Pembangunan
berkelanjutan merupakan sebuah tema diskusi di setiap ruang perdebatan para
kaum logika. Tema ini menjadi penting lantaran adanya suatu tujuan bersama di
era millenium (Millenium Development Goals) yaitu terwujudnya masyarakat
dunia yang adil, makmur dan sejahtera merata.
Tak hanya di Indonesia saja, tema
pembangunan berkelanjutan merambah ke seluruh penjuru dunia. Kali ini, dalam
sebuah momentum penting para cendekiawan Islam di Indonesia berkumpul,
membicarakan pembangunan berkelanjutan sebagai bentuk implementasi keilmuan
para cendekiawan dalam menentukan sikap dan tindakan untuk kehidupan yang
nyata. Para cendekiawan muslim berdebat menyoal peran dan eksistensi kaum
intelektual di ranah pemerintahan. Karena hampir seluruhnya berpendapat peran
dalam dunia pemerintahan tak hanya dibutuhkan sebuah konsep kelimuan semata
melainkan sisi-sisi lain kehidupan sosial, politik dan ekonomi menjadi
pertimbangan penguasa untuk melibatkan kaum intelektual.
Prof. Jimly Asshiddiqie sebagai
Ketua Umum ICMI mengungkapkan bahwa saat ini kita dalam sebuah tatanan
kehidupan di alam demokrasi yang menyebabkan suara kaum intelektual sama dengan
suara masyarakat kelas bawah. Bukan bermaksud menyinggung kaum arus bawah,
tujuan pernyataan tersebut adalah menyinggung soal peran dan eksistensi para cendekiawan
di dalam pemerintahan republik ini. Satu suara professor sama dengan satu suara
tukang becak, begitu kelakar sang Ketua umum ICMI. Tidak ada yang salah dengan
ungkapan tersebut, karena memang kondisi saat ini kaum intelektual hanya sibuk
mengurus penelitian, melakukan percobaan, mengurus kampus, membuat silabus dan
kesibukan lainnya yang cukup mengikat untuk keluar mengikuti perkembangan
kehidupan nyata.
Sejatinya, kaum intelektual
adalah garda terdepan dalam merumuskan ihwal pembangunan di suatu bangsa.
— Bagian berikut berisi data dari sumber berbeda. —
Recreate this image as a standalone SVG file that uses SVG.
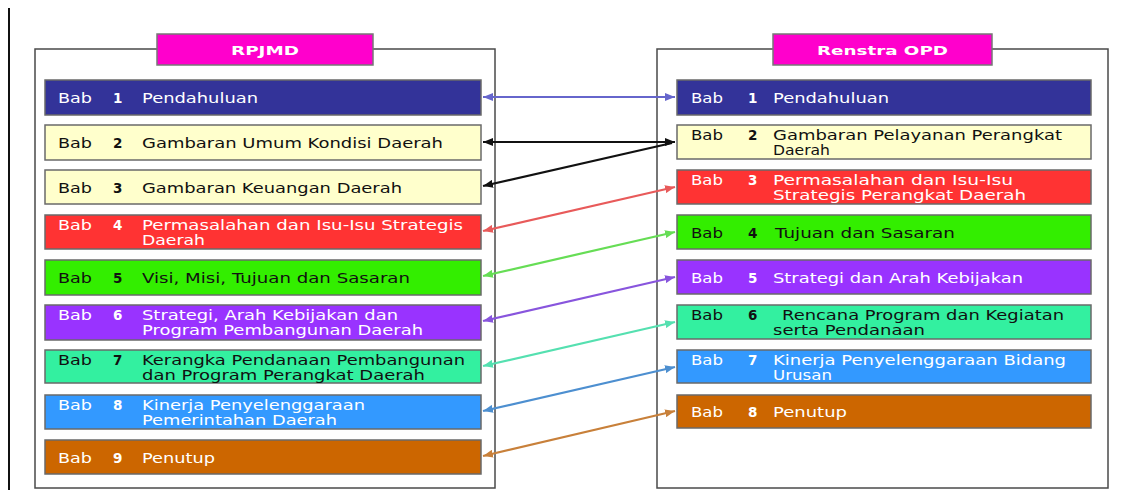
<svg xmlns="http://www.w3.org/2000/svg" width="1130" height="490" viewBox="0 0 1130 490">
<style>
.t{font-family:"DejaVu Sans","Verdana",sans-serif;font-size:13.5px}
.w{fill:#ffffff}
.k{fill:#111111}
.n{font-weight:bold}
.row{stroke:#6a6a6a;stroke-width:1.5}
.outer{fill:#ffffff;stroke:#4a4a4a;stroke-width:1.5}
.hdr{fill:#ff00cc;stroke:#777;stroke-width:1.5}
.ht{font-family:"DejaVu Sans","Verdana",sans-serif;font-size:12px;font-weight:bold;fill:#ffffff}
.c{fill:none;stroke-width:2.2}
</style>
<defs>
<marker id="m1" markerUnits="userSpaceOnUse" markerWidth="10" markerHeight="8" refX="10" refY="4" orient="auto-start-reverse"><path d="M0,0 L10,4 L0,8 z" fill="#6666cc"/></marker>
<marker id="m2" markerUnits="userSpaceOnUse" markerWidth="10" markerHeight="8" refX="10" refY="4" orient="auto-start-reverse"><path d="M0,0 L10,4 L0,8 z" fill="#111111"/></marker>
<marker id="m4" markerUnits="userSpaceOnUse" markerWidth="10" markerHeight="8" refX="10" refY="4" orient="auto-start-reverse"><path d="M0,0 L10,4 L0,8 z" fill="#e85a5a"/></marker>
<marker id="m5" markerUnits="userSpaceOnUse" markerWidth="10" markerHeight="8" refX="10" refY="4" orient="auto-start-reverse"><path d="M0,0 L10,4 L0,8 z" fill="#66dd55"/></marker>
<marker id="m6" markerUnits="userSpaceOnUse" markerWidth="10" markerHeight="8" refX="10" refY="4" orient="auto-start-reverse"><path d="M0,0 L10,4 L0,8 z" fill="#8855dd"/></marker>
<marker id="m7" markerUnits="userSpaceOnUse" markerWidth="10" markerHeight="8" refX="10" refY="4" orient="auto-start-reverse"><path d="M0,0 L10,4 L0,8 z" fill="#55e0b0"/></marker>
<marker id="m8" markerUnits="userSpaceOnUse" markerWidth="10" markerHeight="8" refX="10" refY="4" orient="auto-start-reverse"><path d="M0,0 L10,4 L0,8 z" fill="#4d8fd0"/></marker>
<marker id="m9" markerUnits="userSpaceOnUse" markerWidth="10" markerHeight="8" refX="10" refY="4" orient="auto-start-reverse"><path d="M0,0 L10,4 L0,8 z" fill="#c8803a"/></marker>
</defs>
<rect width="1130" height="490" fill="#ffffff"/>
<line x1="9" y1="8" x2="9" y2="490" stroke="#111" stroke-width="2"/>

<g id="rpjmd-frame">
<rect class="outer" x="35" y="49" width="460" height="439"/>
<rect class="hdr" x="157" y="34" width="216" height="31"/>
<text class="ht" x="231" y="55" textLength="68" lengthAdjust="spacingAndGlyphs">RPJMD</text>
</g>
<g id="renstra-frame">
<rect class="outer" x="657" y="49" width="451" height="439"/>
<rect class="hdr" x="773" y="34" width="219" height="31"/>
<text class="ht" x="817" y="55" textLength="131" lengthAdjust="spacingAndGlyphs">Renstra OPD</text>
</g>

<g id="L1"><rect class="row" x="45" y="80" width="436" height="35" fill="#333399"/><text class="t w" x="58" y="103" textLength="34" lengthAdjust="spacingAndGlyphs">Bab</text><text class="t w n" x="113" y="103">1</text><text class="t w" x="142" y="103" textLength="116" lengthAdjust="spacingAndGlyphs">Pendahuluan</text></g>
<g id="L2"><rect class="row" x="45" y="125" width="436" height="35" fill="#ffffcc"/><text class="t k" x="58" y="148" textLength="34" lengthAdjust="spacingAndGlyphs">Bab</text><text class="t k n" x="113" y="148">2</text><text class="t k" x="142" y="148" textLength="301" lengthAdjust="spacingAndGlyphs">Gambaran Umum Kondisi Daerah</text></g>
<g id="L3"><rect class="row" x="45" y="170" width="436" height="34" fill="#ffffcc"/><text class="t k" x="58" y="193" textLength="34" lengthAdjust="spacingAndGlyphs">Bab</text><text class="t k n" x="113" y="193">3</text><text class="t k" x="142" y="193" textLength="260" lengthAdjust="spacingAndGlyphs">Gambaran Keuangan Daerah</text></g>
<g id="L4"><rect class="row" x="45" y="215" width="436" height="34" fill="#ff3333"/><text class="t w" x="58" y="230" textLength="34" lengthAdjust="spacingAndGlyphs">Bab</text><text class="t w n" x="113" y="230">4</text><text class="t w" x="142" y="230" textLength="321" lengthAdjust="spacingAndGlyphs">Permasalahan dan Isu-Isu Strategis</text><text class="t w" x="142" y="245" textLength="63" lengthAdjust="spacingAndGlyphs">Daerah</text></g>
<g id="L5"><rect class="row" x="45" y="260" width="436" height="35" fill="#33ee00"/><text class="t k" x="58" y="283" textLength="34" lengthAdjust="spacingAndGlyphs">Bab</text><text class="t k n" x="113" y="283">5</text><text class="t k" x="142" y="283" textLength="268" lengthAdjust="spacingAndGlyphs">Visi, Misi, Tujuan dan Sasaran</text></g>
<g id="L6"><rect class="row" x="45" y="305" width="436" height="35" fill="#9933ff"/><text class="t w" x="58" y="320" textLength="34" lengthAdjust="spacingAndGlyphs">Bab</text><text class="t w n" x="113" y="320">6</text><text class="t w" x="142" y="320" textLength="256" lengthAdjust="spacingAndGlyphs">Strategi, Arah Kebijakan dan</text><text class="t w" x="142" y="335" textLength="281" lengthAdjust="spacingAndGlyphs">Program Pembangunan Daerah</text></g>
<g id="L7"><rect class="row" x="45" y="350" width="436" height="33" fill="#33f0a0"/><text class="t k" x="58" y="365" textLength="34" lengthAdjust="spacingAndGlyphs">Bab</text><text class="t k n" x="113" y="365">7</text><text class="t k" x="142" y="365" textLength="323" lengthAdjust="spacingAndGlyphs">Kerangka Pendanaan Pembangunan</text><text class="t k" x="142" y="380" textLength="283" lengthAdjust="spacingAndGlyphs">dan Program Perangkat Daerah</text></g>
<g id="L8"><rect class="row" x="45" y="395" width="436" height="34" fill="#3399ff"/><text class="t w" x="58" y="410" textLength="34" lengthAdjust="spacingAndGlyphs">Bab</text><text class="t w n" x="113" y="410">8</text><text class="t w" x="142" y="410" textLength="223" lengthAdjust="spacingAndGlyphs">Kinerja Penyelenggaraan</text><text class="t w" x="142" y="425" textLength="195" lengthAdjust="spacingAndGlyphs">Pemerintahan Daerah</text></g>
<g id="L9"><rect class="row" x="45" y="440" width="436" height="34" fill="#cc6600"/><text class="t w" x="58" y="463" textLength="34" lengthAdjust="spacingAndGlyphs">Bab</text><text class="t w n" x="113" y="463">9</text><text class="t w" x="142" y="463" textLength="73" lengthAdjust="spacingAndGlyphs">Penutup</text></g>

<g id="R1"><rect class="row" x="677" y="80" width="414" height="35" fill="#333399"/><text class="t w" x="691" y="103" textLength="32" lengthAdjust="spacingAndGlyphs">Bab</text><text class="t w n" x="748" y="103">1</text><text class="t w" x="773" y="103" textLength="116" lengthAdjust="spacingAndGlyphs">Pendahuluan</text></g>
<g id="R2"><rect class="row" x="677" y="125" width="414" height="34" fill="#ffffcc"/><text class="t k" x="691" y="140" textLength="32" lengthAdjust="spacingAndGlyphs">Bab</text><text class="t k n" x="748" y="140">2</text><text class="t k" x="773" y="140" textLength="289" lengthAdjust="spacingAndGlyphs">Gambaran Pelayanan Perangkat</text><text class="t k" x="773" y="155" textLength="57" lengthAdjust="spacingAndGlyphs">Daerah</text></g>
<g id="R3"><rect class="row" x="677" y="170" width="414" height="34" fill="#ff3333"/><text class="t w" x="691" y="185" textLength="32" lengthAdjust="spacingAndGlyphs">Bab</text><text class="t w n" x="748" y="185">3</text><text class="t w" x="773" y="185" textLength="240" lengthAdjust="spacingAndGlyphs">Permasalahan dan Isu-Isu</text><text class="t w" x="773" y="200" textLength="253" lengthAdjust="spacingAndGlyphs">Strategis  Perangkat Daerah</text></g>
<g id="R4"><rect class="row" x="677" y="215" width="414" height="34" fill="#33ee00"/><text class="t k" x="691" y="238" textLength="32" lengthAdjust="spacingAndGlyphs">Bab</text><text class="t k n" x="748" y="238">4</text><text class="t k" x="775" y="238" textLength="180" lengthAdjust="spacingAndGlyphs">Tujuan dan Sasaran</text></g>
<g id="R5"><rect class="row" x="677" y="260" width="414" height="34" fill="#9933ff"/><text class="t w" x="691" y="283" textLength="32" lengthAdjust="spacingAndGlyphs">Bab</text><text class="t w n" x="748" y="283">5</text><text class="t w" x="773" y="283" textLength="250" lengthAdjust="spacingAndGlyphs">Strategi dan Arah Kebijakan</text></g>
<g id="R6"><rect class="row" x="677" y="305" width="414" height="34" fill="#33f0a0"/><text class="t k" x="691" y="320" textLength="32" lengthAdjust="spacingAndGlyphs">Bab</text><text class="t k n" x="748" y="320">6</text><text class="t k" x="782" y="320" textLength="282" lengthAdjust="spacingAndGlyphs">Rencana Program dan Kegiatan</text><text class="t k" x="773" y="335" textLength="152" lengthAdjust="spacingAndGlyphs">serta Pendanaan</text></g>
<g id="R7"><rect class="row" x="677" y="350" width="414" height="33" fill="#3399ff"/><text class="t w" x="691" y="365" textLength="32" lengthAdjust="spacingAndGlyphs">Bab</text><text class="t w n" x="748" y="365">7</text><text class="t w" x="773" y="365" textLength="293" lengthAdjust="spacingAndGlyphs">Kinerja Penyelenggaraan Bidang</text><text class="t w" x="773" y="380" textLength="59" lengthAdjust="spacingAndGlyphs">Urusan</text></g>
<g id="R8"><rect class="row" x="677" y="395" width="414" height="33" fill="#cc6600"/><text class="t w" x="691" y="417" textLength="32" lengthAdjust="spacingAndGlyphs">Bab</text><text class="t w n" x="748" y="417">8</text><text class="t w" x="773" y="417" textLength="74" lengthAdjust="spacingAndGlyphs">Penutup</text></g>

<g id="connectors">
<line class="c" x1="483" y1="97" x2="675" y2="97" stroke="#6666cc" marker-start="url(#m1)" marker-end="url(#m1)"/>
<line class="c" x1="483" y1="142" x2="675" y2="142" stroke="#111111" stroke-width="2.6" marker-start="url(#m2)" marker-end="url(#m2)"/>
<line class="c" x1="483" y1="186" x2="672" y2="143" stroke="#111111" stroke-width="2.6" marker-start="url(#m2)"/>
<line class="c" x1="483" y1="231" x2="675" y2="187" stroke="#e85a5a" marker-start="url(#m4)" marker-end="url(#m4)"/>
<line class="c" x1="483" y1="276" x2="675" y2="232" stroke="#66dd55" marker-start="url(#m5)" marker-end="url(#m5)"/>
<line class="c" x1="483" y1="321" x2="675" y2="277" stroke="#8855dd" marker-start="url(#m6)" marker-end="url(#m6)"/>
<line class="c" x1="483" y1="366" x2="675" y2="322" stroke="#55e0b0" marker-start="url(#m7)" marker-end="url(#m7)"/>
<line class="c" x1="483" y1="411" x2="675" y2="367" stroke="#4d8fd0" marker-start="url(#m8)" marker-end="url(#m8)"/>
<line class="c" x1="483" y1="456" x2="675" y2="411" stroke="#c8803a" marker-start="url(#m9)" marker-end="url(#m9)"/>
</g>
</svg>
Bagaimana
kemudian bangsa ini menjadi bangsa yang agung, disegani, mendapat tempat di
kancah internasional, menjadi bangsa yang super power, tentu ini tak sekedar
konsep di atas secarik kertas atau berbentuk proposal tebal yang dilengkapi
banyak referensi pustaka. Rumusan tersebut harus dalam bentuk paket komplit. Mulai
dari rumusan teori, meta teori, presentasi, implementasi sampai pada evaluasi. Dimulai
dari berpikir berlanjut dalam bentuk tindakan hingga akhirnya dalam
kebermanfaatan. Itulah sejatinya kaum intelektual berada di tengah-tengah
pembangunan berkelanjutan.
Dari sini, kaum intelektual harus
lebih percaya diri untuk mengembangkan kelimuannya dalam bentuk aksi nyata
berpartisipasi dalam pembangunan yang riil yaitu melalui keikutsertaannya dalam
pembangunan, baik di level lokal, nasional maupun internasional. Sesungguhnya
kaum intelektual memiliki cara yang tak banyak dimiliki kebanyakan orang
lainnya, peletakan dasar-dasar bangunannya sudah dirancang sejak dalam pikiran.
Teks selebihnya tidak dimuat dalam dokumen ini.